> TASK DESCRIPTION: Copy out every line in the entries below that includes "matplotlib".

Figure scripts:
┌──

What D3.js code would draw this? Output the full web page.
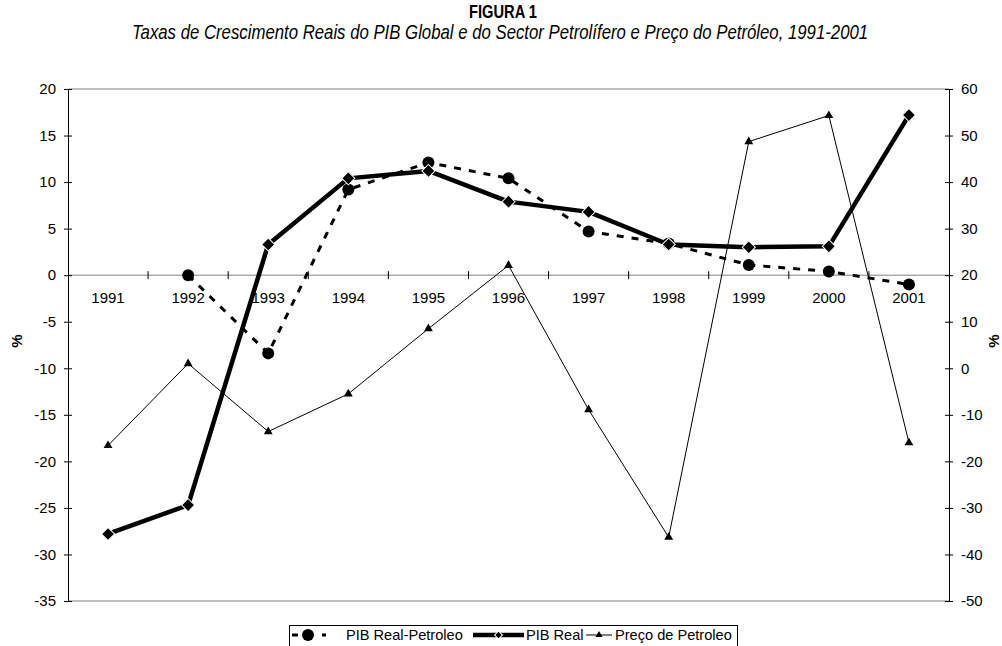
<!DOCTYPE html>
<html>
<head>
<meta charset="utf-8">
<script src="https://cdn.jsdelivr.net/npm/d3@7"></script>
<style>
  body { margin: 0; background: #fff; }
  svg { display: block; font-family: "Liberation Sans", Arial, sans-serif; }
</style>
</head>
<body>
<div id="chart"></div>
<script>
const years = ["1991", "1992", "1993", "1994", "1995", "1996", "1997", "1998", "1999", "2000", "2001"];
// left axis (%)
const pibPetroleo = [null, 0, -8.4, 9.2, 12.1, 10.4, 4.7, 3.4, 1.1, 0.4, -1.0];
const pibReal = [-27.8, -24.7, 3.3, 10.4, 11.2, 7.9, 6.8, 3.3, 3.0, 3.1, 17.2];
// right axis (%)
const precoPetroleo = [-16.6, 1.0, -13.6, -5.5, 8.5, 22.1, -8.9, -36.3, 48.7, 54.3, -16.0];
const leftTicks = [-35, -30, -25, -20, -15, -10, -5, 0, 5, 10, 15, 20];
const rightTicks = [-50, -40, -30, -20, -10, 0, 10, 20, 30, 40, 50, 60];
const seriesNames = ["PIB Real-Petroleo", "PIB Real", "Preço de Petroleo"];

const width = 1002, height = 646;
const plotLeft = 68, plotRight = 949, plotTop = 89, plotBottom = 601;

const svg = d3.select("#chart").append("svg")
    .attr("width", width)
    .attr("height", height);

const x = d3.scaleBand().domain(years).range([plotLeft, plotRight]);
const cx = d => x(d) + x.bandwidth() / 2;
const yL = d3.scaleLinear().domain([-35, 20]).range([plotBottom, plotTop]);
const yR = d3.scaleLinear().domain([-50, 60]).range([plotBottom, plotTop]);

// titles - the original uses a narrow font, so squeeze a normal one horizontally
const narrow = 0.82;
const fitText = function(sel, w) {
  let len = sel.node().getComputedTextLength();
  let fs = parseFloat(sel.attr("font-size"));
  sel.attr("font-size", fs * w / len);
};
const ttl = svg.append("text")
    .attr("transform", "translate(503,18) scale(" + narrow + ",1)")
    .attr("text-anchor", "middle")
    .attr("font-weight", "bold")
    .attr("font-size", 17.5)
    .text("FIGURA 1");
fitText(ttl, 68 / narrow);
const sub = svg.append("text")
    .attr("transform", "translate(500,39) scale(" + narrow + ",1)")
    .attr("text-anchor", "middle")
    .attr("font-style", "italic")
    .attr("font-size", 18)
    .text("Taxas de Crescimento Reais do PIB Global e do Sector Petrolífero e Preço do Petróleo, 1991-2001");
fitText(sub, 736 / narrow);

// plot frame (top and bottom are grey)
svg.append("line").attr("x1", plotLeft).attr("x2", plotRight).attr("y1", plotTop).attr("y2", plotTop)
    .attr("stroke", "#808080");
svg.append("line").attr("x1", plotLeft).attr("x2", plotRight).attr("y1", plotBottom).attr("y2", plotBottom)
    .attr("stroke", "#808080");

// category axis at zero
const zeroY = yL(0);
svg.append("line").attr("x1", plotLeft).attr("x2", plotRight).attr("y1", zeroY).attr("y2", zeroY)
    .attr("stroke", "#808080");
svg.append("g").selectAll("line")
    .data(years.slice(1))
    .enter().append("line")
    .attr("x1", d => x(d)).attr("x2", d => x(d))
    .attr("y1", zeroY - 4).attr("y2", zeroY + 4)
    .attr("stroke", "#000");
svg.append("g").selectAll("text")
    .data(years)
    .enter().append("text")
    .attr("x", d => cx(d))
    .attr("y", zeroY + 28)
    .attr("text-anchor", "middle")
    .attr("font-size", 15)
    .text(d => d);

// left axis
const gL = svg.append("g")
    .attr("transform", "translate(" + plotLeft + ",0)")
    .call(d3.axisLeft(yL).tickValues(leftTicks).tickFormat(d => String(d)).tickSize(4).tickPadding(8));
gL.select(".domain").attr("stroke", "#000");
gL.selectAll(".tick line").attr("x1", 4).attr("x2", -4).attr("stroke", "#000");
gL.selectAll(".tick text").attr("font-size", 15).attr("font-family", null).attr("fill", "#000");

// right axis
const gR = svg.append("g")
    .attr("transform", "translate(" + plotRight + ",0)")
    .call(d3.axisRight(yR).tickValues(rightTicks).tickFormat(d => String(d)).tickSize(4).tickPadding(8));
gR.select(".domain").attr("stroke", "#000");
gR.selectAll(".tick line").attr("x1", -4).attr("x2", 4).attr("stroke", "#000");
gR.selectAll(".tick text").attr("font-size", 15).attr("font-family", null).attr("fill", "#000");

// axis titles
svg.append("text")
    .attr("transform", "translate(22,341) rotate(-90)")
    .attr("text-anchor", "middle")
    .attr("font-weight", "bold").attr("font-size", 15)
    .text("%");
svg.append("text")
    .attr("transform", "translate(999,341) rotate(-90)")
    .attr("text-anchor", "middle")
    .attr("font-weight", "bold").attr("font-size", 15)
    .text("%");

// series
const pts = (vals, y) => years.map((d, i) => ({ year: d, v: vals[i], y: y }))
    .filter(p => p.v !== null);

const line = d3.line().x(p => cx(p.year)).y(p => p.y(p.v));

const diamond = d3.symbol().type(d3.symbolSquare).size(85);
const triangle = d3.symbol().type(d3.symbolTriangle).size(34);

function drawPetro(g, data) {
  g.append("path").datum(data)
      .attr("d", line)
      .attr("fill", "none").attr("stroke", "#000")
      .attr("stroke-width", 3).attr("stroke-dasharray", "7,8");
  g.selectAll("circle").data(data).enter().append("circle")
      .attr("cx", p => cx(p.year)).attr("cy", p => p.y(p.v))
      .attr("r", 6).attr("fill", "#000");
}
function drawReal(g, data) {
  g.append("path").datum(data)
      .attr("d", line)
      .attr("fill", "none").attr("stroke", "#000")
      .attr("stroke-width", 4.5).attr("stroke-linejoin", "round");
  g.selectAll(".m").data(data).enter().append("path")
      .attr("class", "m")
      .attr("d", diamond)
      .attr("transform", p => "translate(" + cx(p.year) + "," + p.y(p.v) + ") rotate(45)")
      .attr("fill", "#000").attr("stroke", "#fff").attr("stroke-width", 1);
}
function drawPreco(g, data) {
  g.append("path").datum(data)
      .attr("d", line)
      .attr("fill", "none").attr("stroke", "#000").attr("stroke-width", 1);
  g.selectAll(".m").data(data).enter().append("path")
      .attr("class", "m")
      .attr("d", triangle)
      .attr("transform", p => "translate(" + cx(p.year) + "," + p.y(p.v) + ")")
      .attr("fill", "#000");
}

drawPetro(svg.append("g"), pts(pibPetroleo, yL));
drawReal(svg.append("g"), pts(pibReal, yL));
drawPreco(svg.append("g"), pts(precoPetroleo, yR));

// legend
const lg = svg.append("g");
lg.append("rect")
    .attr("x", 289.5).attr("y", 625.5)
    .attr("width", 448).attr("height", 40)
    .attr("fill", "#fff").attr("stroke", "#000");
const ly = 635;
const keys = [
  { x1: 292, x2: 326, tx: 346 },
  { x1: 473, x2: 524, tx: 526 },
  { x1: 586, x2: 612, tx: 615 }
];
// PIB Real-Petroleo key
lg.append("line").attr("x1", keys[0].x1).attr("x2", keys[0].x2).attr("y1", ly).attr("y2", ly)
    .attr("stroke", "#000").attr("stroke-width", 3).attr("stroke-dasharray", "6,9");
lg.append("circle").attr("cx", 308).attr("cy", ly).attr("r", 6);
// PIB Real key
lg.append("line").attr("x1", keys[1].x1).attr("x2", keys[1].x2).attr("y1", ly).attr("y2", ly)
    .attr("stroke", "#000").attr("stroke-width", 4.5);
lg.append("path").attr("d", d3.symbol().type(d3.symbolSquare).size(30))
    .attr("transform", "translate(" + (keys[1].x1 + keys[1].x2) / 2 + "," + ly + ") rotate(45)")
    .attr("fill", "#000").attr("stroke", "#fff");
// Preco key
lg.append("line").attr("x1", keys[2].x1).attr("x2", keys[2].x2).attr("y1", ly).attr("y2", ly)
    .attr("stroke", "#000").attr("stroke-width", 1);
lg.append("path").attr("d", d3.symbol().type(d3.symbolTriangle).size(22))
    .attr("transform", "translate(" + (keys[2].x1 + keys[2].x2) / 2 + "," + ly + ")");
lg.selectAll(".lt").data(seriesNames).enter().append("text")
    .attr("class", "lt")
    .attr("x", (d, i) => keys[i].tx)
    .attr("y", ly + 5)
    .attr("font-size", 14.6)
    .text(d => d);
</script>
</body>
</html>
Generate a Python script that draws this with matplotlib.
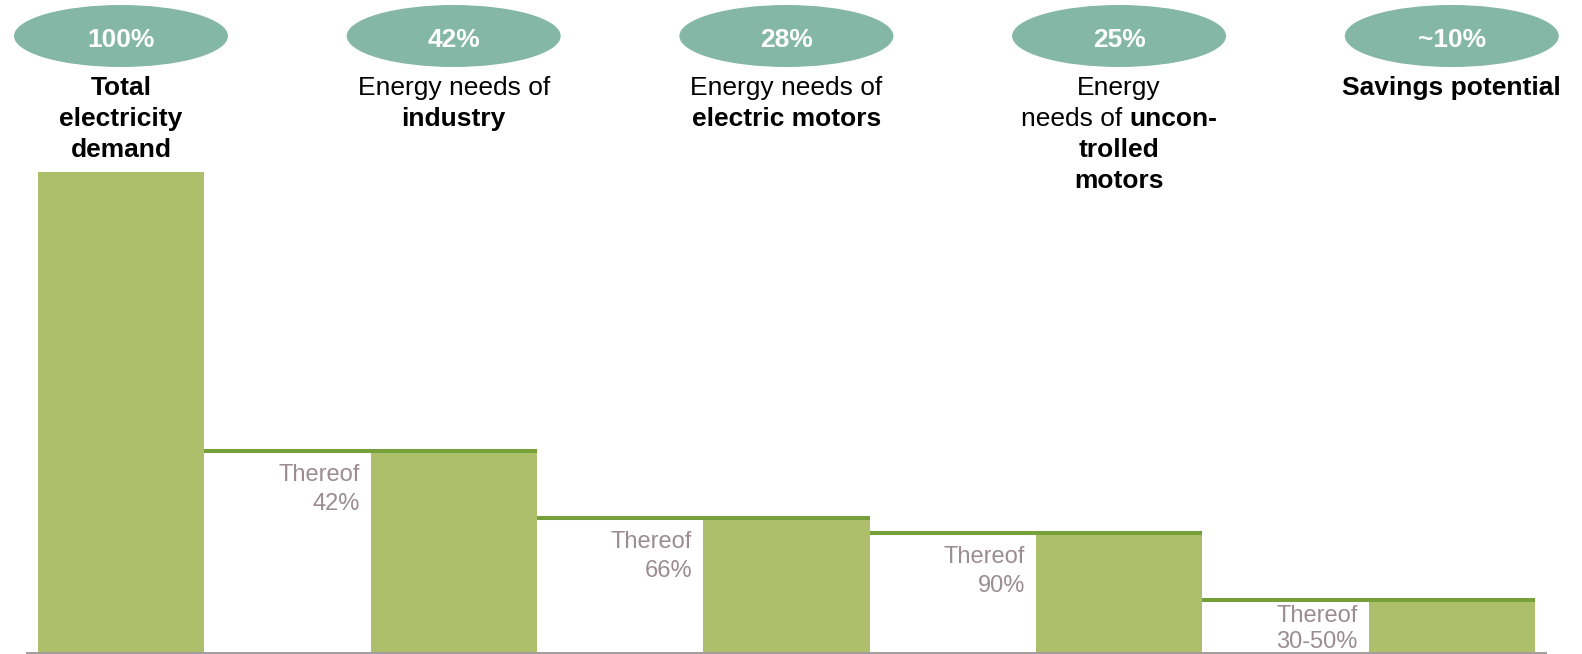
import matplotlib
matplotlib.use('Agg')
import matplotlib.pyplot as plt
from matplotlib.patches import Ellipse
from matplotlib.transforms import offset_copy

plt.rcParams['font.family'] = ['Liberation Sans', 'DejaVu Sans']

# share of total electricity demand at each step
shares = [100, 42, 28, 25, 11]
share_labels = ['100%', '42%', '28%', '25%', '~10%']
thereof_labels = ['42%', '66%', '90%', '30-50%']

# header lines per step: each line is a list of (text, weight) pieces
headers = [
    [[('Total', 'bold')], [('electricity', 'bold')], [('demand', 'bold')]],
    [[('Energy needs of', 'normal')], [('industry', 'bold')]],
    [[('Energy needs of', 'normal')], [('electric motors', 'bold')]],
    [[('Energy', 'normal')], [('needs of', 'normal'), ('uncon-', 'bold')],
     [('trolled', 'bold')], [('motors', 'bold')]],
    [[('Savings potential', 'bold')]],
]

BAR = '#adbf6a'
EDGE = '#76a03a'
OVAL = '#84b7a6'
GREY_TXT = '#9a8c90'
AXIS = '#a39c9c'

W, H = 1582, 654
fig = plt.figure(figsize=(W / 100, H / 100), dpi=100)
ax = fig.add_axes([0, 0, 1, 1])
ax.axis('off')

# pixel layout: step spacing and scale of one percent
x0, step = 121, 332.7
y0, unit = 653, 4.81
ax.set_xlim(-x0 / step, (W - x0) / step)
ax.set_ylim((y0 - H) / unit, y0 / unit)

xs = list(range(len(shares)))
half = 0.25
ax.bar(xs, shares, width=2 * half, color=BAR, zorder=2)

# connectors from previous bar edge across the top of the next bar
for i in range(1, len(shares)):
    ax.hlines(shares[i], i - 1 + half, i + half, color=EDGE, linewidth=2.9, zorder=3)

ax.hlines(0, (26 - x0) / step, (1547 - x0) / step, color=AXIS, linewidth=1.4, zorder=4)

# "Thereof" notes to the left of each following bar; the last one is squeezed
# in above the axis line
for i, lab in enumerate(thereof_labels, start=1):
    room = shares[i] * unit
    first, gap = (-30, 29) if room > 70 else (-22, 26)
    for k, line in enumerate(['Thereof', lab]):
        ax.annotate(line, xy=(i - half, shares[i]), xytext=(-11, first - gap * k),
                    textcoords='offset pixels', ha='right', va='baseline',
                    fontsize=17, color=GREY_TXT, zorder=5)

# ovals with the share values
oval_cy = (y0 - 36) / unit
for i, lab in enumerate(share_labels):
    ax.add_patch(Ellipse((i, oval_cy), 214 / step, 62 / unit, facecolor=OVAL,
                         edgecolor='none', clip_on=False, zorder=2))
    ax.text(i, (y0 - 47) / unit, lab, ha='center', va='baseline', fontsize=19,
            fontweight='bold', color='white', zorder=3)

renderer = fig.canvas.get_renderer()


def text_width(s, weight):
    t = ax.text(0, 0, s, fontsize=19, fontweight=weight)
    w = t.get_window_extent(renderer).width
    t.remove()
    return w


space_w = text_width('a a', 'normal') - text_width('aa', 'normal')

first_base, line_gap = 95, 31
for i, lines in enumerate(headers):
    for k, pieces in enumerate(lines):
        yb = (y0 - first_base - line_gap * k) / unit
        widths = [text_width(s, w) for s, w in pieces]
        total = sum(widths) + space_w * (len(pieces) - 1)
        off = -total / 2
        for (s, w), pw in zip(pieces, widths):
            tr = offset_copy(ax.transData, fig=fig, x=off, y=0, units='dots')
            ax.text(i, yb, s, transform=tr, ha='left', va='baseline',
                    fontsize=19, fontweight=w, color='black')
            off += pw + space_w

fig.savefig('out.png', dpi=100)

└──

> SOLUTION TO THIS EXERCISE:
Generate a Python script that draws this with matplotlib.
import matplotlib
matplotlib.use('Agg')
import matplotlib.pyplot as plt
from matplotlib.patches import Ellipse
from matplotlib.transforms import offset_copy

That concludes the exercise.